This model was using an older version of torch but I didn’t want to update without verifying the error. This is the point at which the internet can help or hinder. A google search for “torch seg fault” or “pytorch corrupted size vs previous size” gives some bad answers. Some of the posts suggest that adding:
export LD_PRELOAD="/usr/lib/x86_64-linux-gnu/libtcmalloc_minimal.so.4"
will solve the problem but the majority of people posting this admit that they found it else where and don’t know why it worked, with about an equal number of posts from people saying that this solution did not work from them. Never copy and paste code without knowing what it does6. Here this is a C library that implements thread-caching memory allocation, which sounds like it might help. We definitely have an issue with threading and corrupted size could be a memory. But, given that most people couldn’t explain why it worked – what precisely was this fixing? – and that there were many people who had the problem after adding this code, I wanted to search further.
My next point was to dig deeper – what within torch conv.py was not thread safe? So following the clues in the debug – line 320 of conv.py in the version of torch I was installing with the docker was a call to nn.Conv2d(). A google for that gave:
Aha, this sounds familiar, a recent (one year old) bug report with this exact issue with the version of pytorch in our container (v1.0.1) and a pull request with an explanation. Ideally here I would not want to upgrade the whole code to the latest version because a lot of other things would change and it’s always best to test fixes in isolation. However, this was a live system producing failures and there wasn’t time to build and test a version of PyTorch with the fix in, so I rebuilt the docker container with the latest versions of pytorch (1.4.0) and torchvision (0.5.0) and hoped that nothing else would break.
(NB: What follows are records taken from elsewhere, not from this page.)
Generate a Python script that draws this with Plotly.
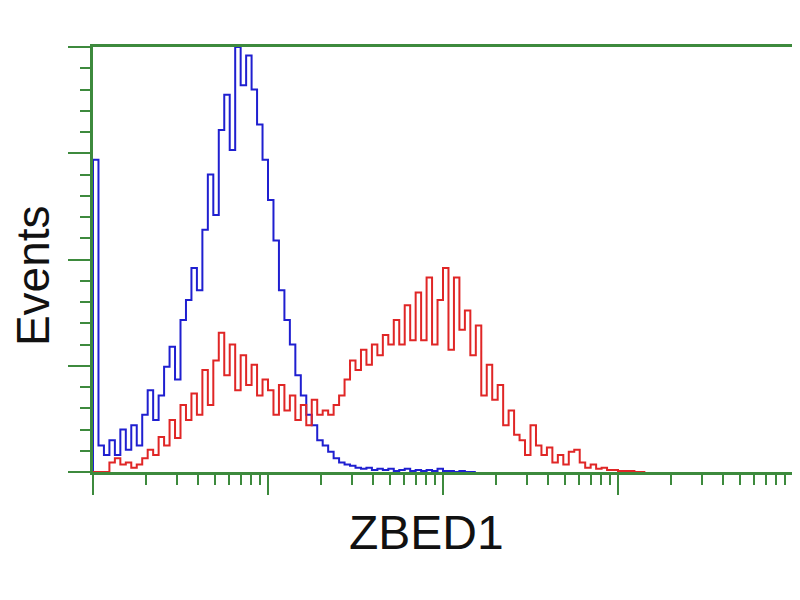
import numpy as np
import plotly.graph_objects as go

# Histogram channels: 128 log-spaced channels spanning 4 decades (1 .. 10^4)
n_channels = 128
decades = 4

# Counts per channel, y scale 0..400
blue_counts = [294, 25, 16, 30, 16, 40, 21, 44, 25, 54,
               77, 49, 72, 99, 118, 87, 143, 162, 192, 171,
               228, 280, 242, 322, 355, 303, 400, 364, 392, 360,
               327, 294, 256, 218, 171, 143, 120, 91, 72, 54,
               44, 30, 25, 19, 13, 9, 7, 6, 4, 3,
               4, 2, 3, 2, 3, 1, 2, 3, 1, 2,
               1, 2, 1, 3, 1, 1, 0, 1, 0, 0]

red_counts = [0, 0, 0, 9, 13, 7, 9, 4, 7, 13,
              21, 16, 33, 25, 49, 32, 63, 49, 74, 54,
              96, 63, 105, 131, 91, 120, 77, 110, 82, 101,
              72, 87, 77, 54, 82, 58, 72, 49, 63, 44,
              68, 54, 58, 54, 63, 72, 87, 105, 96, 115,
              101, 120, 110, 129, 120, 143, 120, 157, 124, 169,
              124, 183, 120, 162, 192, 115, 183, 134, 152, 110,
              138, 72, 101, 68, 82, 44, 58, 35, 30, 16,
              44, 25, 16, 23, 9, 16, 7, 19, 21, 9,
              4, 7, 3, 4, 2, 2, 1, 1, 1, 0,
              0]

x_title = "ZBED1"
y_title = "Events"


def edges(counts):
    idx = np.arange(len(counts) + 1)
    return 10 ** (idx * decades / n_channels)


def step_xy(counts):
    e = edges(counts)
    x = [e[0]] + list(e)
    y = [0] + list(counts) + [0]
    return x, y


green = "#3d8a3d"
fig = go.Figure()

bx, by = step_xy(blue_counts)
rx, ry = step_xy(red_counts)

fig.add_trace(go.Scatter(x=bx, y=by, mode="lines", line_shape="hv",
                         line=dict(color="#1f1fd0", width=2), showlegend=False))
fig.add_trace(go.Scatter(x=rx, y=ry, mode="lines", line_shape="hv",
                         line=dict(color="#e02626", width=2), showlegend=False))

fig.update_layout(
    width=800, height=600,
    margin=dict(l=85, r=15, t=39, b=136),
    paper_bgcolor="white", plot_bgcolor="white",
    font=dict(family="Liberation Sans, Arial, sans-serif", color="black"),
    annotations=[
        dict(text=x_title, xref="paper", yref="paper", x=0.477, y=-0.1435,
             xanchor="center", yanchor="middle", showarrow=False,
             font=dict(size=48, color="#111111")),
        dict(text=y_title, xref="paper", yref="paper", x=-0.0857, y=0.461,
             xanchor="center", yanchor="middle", showarrow=False, textangle=-90,
             font=dict(size=46, color="#111111")),
    ],
)

fig.update_xaxes(
    type="log", range=[0, decades], showgrid=False, zeroline=False,
    showline=True, linecolor=green, linewidth=3, mirror=True, automargin=False,
    ticks="outside", ticklen=20, tickwidth=2, tickcolor=green, dtick=1,
    showticklabels=False,
    minor=dict(ticks="outside", ticklen=10, tickwidth=2, tickcolor=green, dtick="D1", showgrid=False),
)
fig.update_yaxes(
    range=[0, 400], showgrid=False, zeroline=False,
    showline=True, linecolor=green, linewidth=3, mirror=True, automargin=False,
    ticks="outside", ticklen=22, tickwidth=2, tickcolor=green, dtick=100,
    showticklabels=False,
    minor=dict(ticks="outside", ticklen=10, tickwidth=2, tickcolor=green, dtick=20, showgrid=False),
)

fig.write_html("out.html")
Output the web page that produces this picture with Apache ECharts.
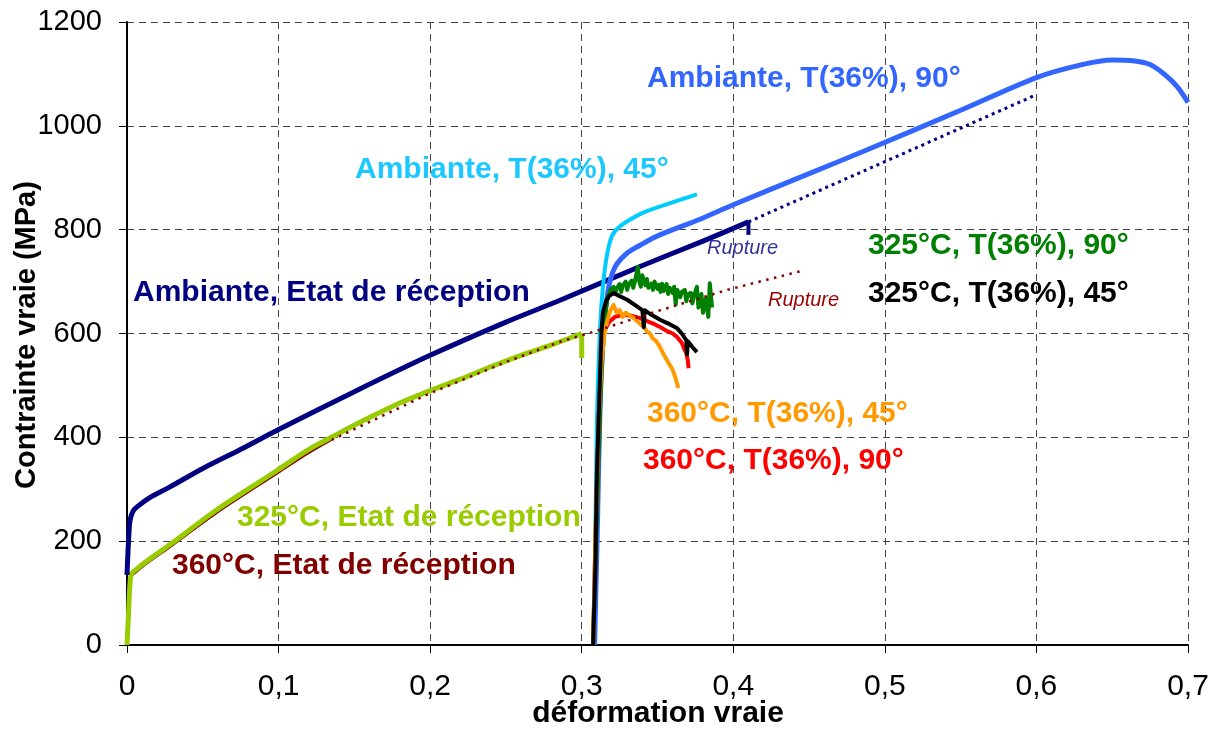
<!DOCTYPE html>
<html><head><meta charset="utf-8">
<script src="https://cdn.jsdelivr.net/npm/echarts@6/dist/echarts.min.js"></script>
<style>html,body{margin:0;padding:0;background:#fff}#c{width:1220px;height:731px}</style>
</head><body><div id="c"></div>
<script>
// ---- tick labels ----
const xTicks = [0, 0.1, 0.2, 0.3, 0.4, 0.5, 0.6, 0.7];
const yTicks = [0, 200, 400, 600, 800, 1000, 1200];

// ---- series data [strain, stress MPa] ----
const ambEtat = [[0,135],[0.001,200],[0.002,240],[0.004,258],[0.0066,266],[0.015,284],[0.028,304],[0.05,340],[0.0745,376],[0.1,415],[0.15,488],[0.2,558],[0.25,622],[0.2857,664],[0.3385,729],[0.38,778],[0.41,815]];
const ambEtatEnd = [[0.41,815],[0.41,790]];
const ambEtatExt = [[0.41,815],[0.6,1060]];
const c325Etat = [[0,0],[0.001,60],[0.002,120],[0.003,137],[0.006,145],[0.01,155],[0.03,197],[0.06,262],[0.1,338],[0.119,375],[0.14,408],[0.16,438],[0.18,466],[0.2,490],[0.22,512],[0.24,536],[0.26,558],[0.28,578],[0.3,600]];
const c325EtatEnd = [[0.3,600],[0.3,553]];
const c360Etat = [[0,0],[0.001,55],[0.002,115],[0.003,132],[0.006,140],[0.01,150],[0.03,192],[0.06,256],[0.1,332],[0.119,368],[0.135,395]];
const c360EtatExt = [[0.135,395],[0.2,485],[0.25,545],[0.2857,584],[0.3075,603],[0.352,645],[0.396,684],[0.447,722]];
const amb90 = [[0.3085,0],[0.3105,250],[0.312,450],[0.3135,560],[0.315,630],[0.317,675],[0.319,705],[0.323,733],[0.33,755],[0.3385,770],[0.35,788],[0.378,820],[0.4,848],[0.45,908],[0.4876,953],[0.55,1030],[0.6,1093],[0.63,1118],[0.65,1127],[0.665,1125],[0.675,1118],[0.685,1098],[0.693,1075],[0.7,1045]];
const amb45 = [[0.3075,0],[0.309,200],[0.31,430],[0.312,605],[0.314,690],[0.3166,750],[0.32,788],[0.325,806],[0.3385,830],[0.35,843],[0.376,868]];
const t325_90 = [[0.3075,0],[0.309,150],[0.311,350],[0.313,520],[0.315,620],[0.317,668],[0.319,684],[0.321,690],[0.322,676],[0.323,686],[0.325,695],[0.326,680],[0.327,692],[0.329,700],[0.330,684],[0.331,694],[0.333,702],[0.334,688],[0.335,699],[0.337,728],[0.338,700],[0.339,690],[0.34,712],[0.342,693],[0.343,705],[0.344,688],[0.346,696],[0.347,684],[0.348,700],[0.35,686],[0.351,694],[0.352,680],[0.353,696],[0.354,682],[0.356,695],[0.357,676],[0.358,688],[0.36,678],[0.361,690],[0.362,656],[0.363,684],[0.365,670],[0.366,680],[0.368,684],[0.369,662],[0.37,676],[0.372,678],[0.373,658],[0.374,672],[0.376,690],[0.377,650],[0.379,676],[0.38,640],[0.382,668],[0.3835,632],[0.3845,697],[0.386,650]];
const t325_45 = [[0.3075,0],[0.309,150],[0.31,330],[0.312,510],[0.313,601],[0.314,640],[0.316,662],[0.318,672],[0.321,678],[0.325,672],[0.33,665],[0.335,655],[0.34,645],[0.341,612],[0.3415,645],[0.346,636],[0.352,626],[0.355,622],[0.358,618],[0.363,610],[0.366,600],[0.369,587],[0.3695,560],[0.37,585],[0.373,574],[0.376,564]];
const t360_90 = [[0.3075,0],[0.309,200],[0.311,420],[0.313,570],[0.315,605],[0.318,622],[0.322,632],[0.327,636],[0.333,634],[0.338,630],[0.343,624],[0.348,618],[0.352,612],[0.356,605],[0.36,600],[0.363,593],[0.366,582],[0.368,568],[0.369,562],[0.37,548],[0.3705,533]];
const t360_45 = [[0.3075,0],[0.309,200],[0.311,420],[0.313,540],[0.315,600],[0.317,626],[0.319,645],[0.321,655],[0.323,640],[0.325,645],[0.327,632],[0.329,640],[0.332,634],[0.335,628],[0.338,620],[0.341,612],[0.343,604],[0.345,600],[0.347,590],[0.349,586],[0.352,572],[0.354,560],[0.356,550],[0.358,540],[0.36,530],[0.3617,516],[0.3625,508],[0.3637,495]];

// ---- labels ----
const labelTexts = {
  amb90: 'Ambiante, T(36%), 90°',
  amb45: 'Ambiante, T(36%), 45°',
  ambEtat: 'Ambiante, Etat de réception',
  t325_90: '325°C, T(36%), 90°',
  t325_45: '325°C, T(36%), 45°',
  c325Etat: '325°C, Etat de réception',
  c360Etat: '360°C, Etat de réception',
  t360_45: '360°C, T(36%), 45°',
  t360_90: '360°C, T(36%), 90°',
  rupture: 'Rupture'
};

const FONT = '"Liberation Sans", Arial, sans-serif';
const C = {navy:'#000080', blue:'#3366FF', cyan:'#00CCFF', green:'#008000', black:'#000000', red:'#FF0000', orange:'#FF9900', yg:'#99CC00', dred:'#800000'};

function line(data, color, width, extra) {
  return Object.assign({
    type: 'line', data: data, showSymbol: false, symbol: 'none', animation: false,
    lineStyle: {color: color, width: width, cap: 'butt', join: 'round'},
    silent: true
  }, extra || {});
}
const SM = {smooth: 0.3};

const series = [
  line(c360Etat, C.dred, 2, SM),
  line(c325Etat, C.yg, 5, SM),
  line(c325EtatEnd, C.yg, 5),
  line(ambEtat, C.navy, 5, SM),
  line(ambEtatEnd, C.navy, 4),
  line(ambEtatExt, C.navy, 3, {lineStyle:{color:C.navy, width:3, type:[3,4]}}),
  line(amb90, C.blue, 5, SM),
  line(amb45, C.cyan, 4, SM),
  line(t325_90, C.green, 4),
  line(t360_90, C.red, 4),
  line(t360_45, C.orange, 4),
  line(t325_45, C.black, 4),
  line(c360EtatExt, C.dred, 2.5, {lineStyle:{color:C.dred, width:2.5, type:[2.5,5.5]}})
];

function txt(x, y, s, color, size, italic) {
  return {type:'text', x:x, y:y, silent:true, z:100,
    style:{text:s, fill:color, font:(italic?'italic ':'bold ')+size+'px '+FONT, align:'left', verticalAlign:'middle'}};
}

const chart = echarts.init(document.getElementById('c'), null, {renderer:'canvas'});
chart.setOption({
  backgroundColor: '#ffffff',
  animation: false,
  grid: {left:127, right:32, top:22, bottom:86, containLabel:false},
  xAxis: {
    type:'value', min:xTicks[0], max:xTicks[xTicks.length-1], interval:0.1,
    axisLine:{show:true, onZero:false, lineStyle:{color:'#000', width:2}},
    axisTick:{show:true, length:8, lineStyle:{color:'#000', width:1}},
    axisLabel:{color:'#000', fontSize:30, fontFamily:FONT, margin:27,
      formatter: v => String(+v.toFixed(1)).replace('.', ',')},
    splitLine:{show:true, lineStyle:{color:'#444', width:1, type:[7,5]}}
  },
  yAxis: {
    type:'value', min:yTicks[0], max:yTicks[yTicks.length-1], interval:200,
    axisLine:{show:true, onZero:false, lineStyle:{color:'#000', width:2}},
    axisTick:{show:true, length:8, lineStyle:{color:'#000', width:1}},
    axisLabel:{color:'#000', fontSize:29, fontFamily:FONT, margin:25,
      formatter: v => String(Math.round(v))},
    splitLine:{show:true, lineStyle:{color:'#444', width:1, type:[7,5]}}
  },
  series: series,
  graphic: [
    txt(647, 79, labelTexts.amb90, C.blue, 30),
    txt(355, 170, labelTexts.amb45, '#1CC8FF', 30),
    txt(133, 293, labelTexts.ambEtat, C.navy, 30),
    txt(868, 246, labelTexts.t325_90, C.green, 30),
    txt(868, 294, labelTexts.t325_45, C.black, 30),
    txt(237, 518, labelTexts.c325Etat, C.yg, 30),
    txt(172, 566, labelTexts.c360Etat, C.dred, 30),
    txt(647, 414, labelTexts.t360_45, C.orange, 30),
    txt(643, 461, labelTexts.t360_90, C.red, 30),
    txt(707, 248, labelTexts.rupture, '#333399', 20, true),
    txt(768, 300, labelTexts.rupture, '#990000', 20, true),
    {type:'text', x:658, y:714, silent:true,
      style:{text:'déformation vraie', fill:'#000', font:'bold 30px '+FONT, align:'center', verticalAlign:'middle'}},
    {type:'text', x:27, y:335, rotation:Math.PI/2, silent:true,
      style:{text:'Contrainte vraie (MPa)', fill:'#000', font:'bold 29px '+FONT, align:'center', verticalAlign:'middle'}}
  ]
});
</script>
</body></html>
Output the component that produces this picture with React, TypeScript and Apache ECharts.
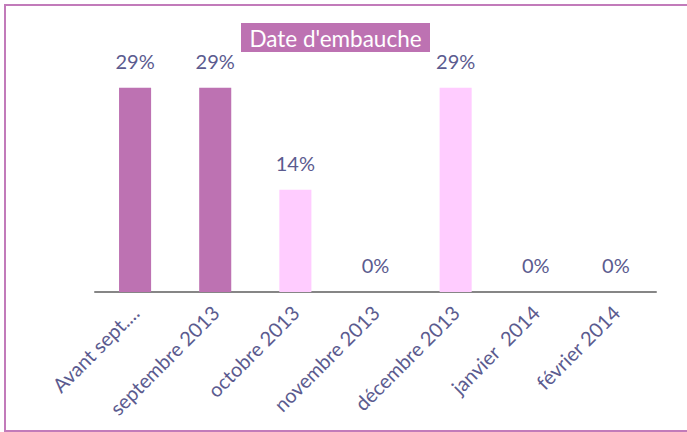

With an updated docker container I went through my recreation steps, firstly to check that the model worked correctly with a single test call and then ramping up. At 10 parallel calls I could not get it to error. But I wanted to be sure. I upped the tester to twenty and then thirty calls in parallel and still the docker container handled them. At 427 parallel test runs with still no error I was satisfied that this was a good fix and nothing else was broken buy the update. I asked my team to update the other two models using this older version of torch and we pushed them out to live.
Takeaway learnings
While upgrading to the latest versions of our libraries would have solved this problem, it may have introduced others and started a terrible cycle of debugging and diagnosing with a constantly changing codebase. Here are my tips for diagnostics:
- Ask what has changed
- Recreate locally
- Run in debug
- Isolate the point of the error
- If you can’t fix the error directly, then search for it
- Only implement fixes that you understand
- Verify that the change solves the error, if not back out all changes and try something else
I hope this helps. Diagnositics, just like testing, is a different skill to development and needs practise to learn. Don’t be afraid to dive in and verify the root cause with a few changes as possible.
- I’ve done a lot of hard work to get this set up, I’m currently writing a book on best practise for testing and I’ll detail it in there if I haven’t done another post about it before then. ↩
- Fun for me at least 😉 ↩
- By a lot, we’re talking about 70 thousand occurrences in 24 hours, fortunately Sentry only emails the first time these things happen 😀 ↩
- The overhead of a single extra function call can be enough to remove an intermittent timing error in complex threaded code. ↩
- I work on Ubuntu 18.04, mostly in command line. ↩
- I wish I didn’t have to say this, but I see it over and over again… ↩
- Obviously the perfect number at which to stop… ↩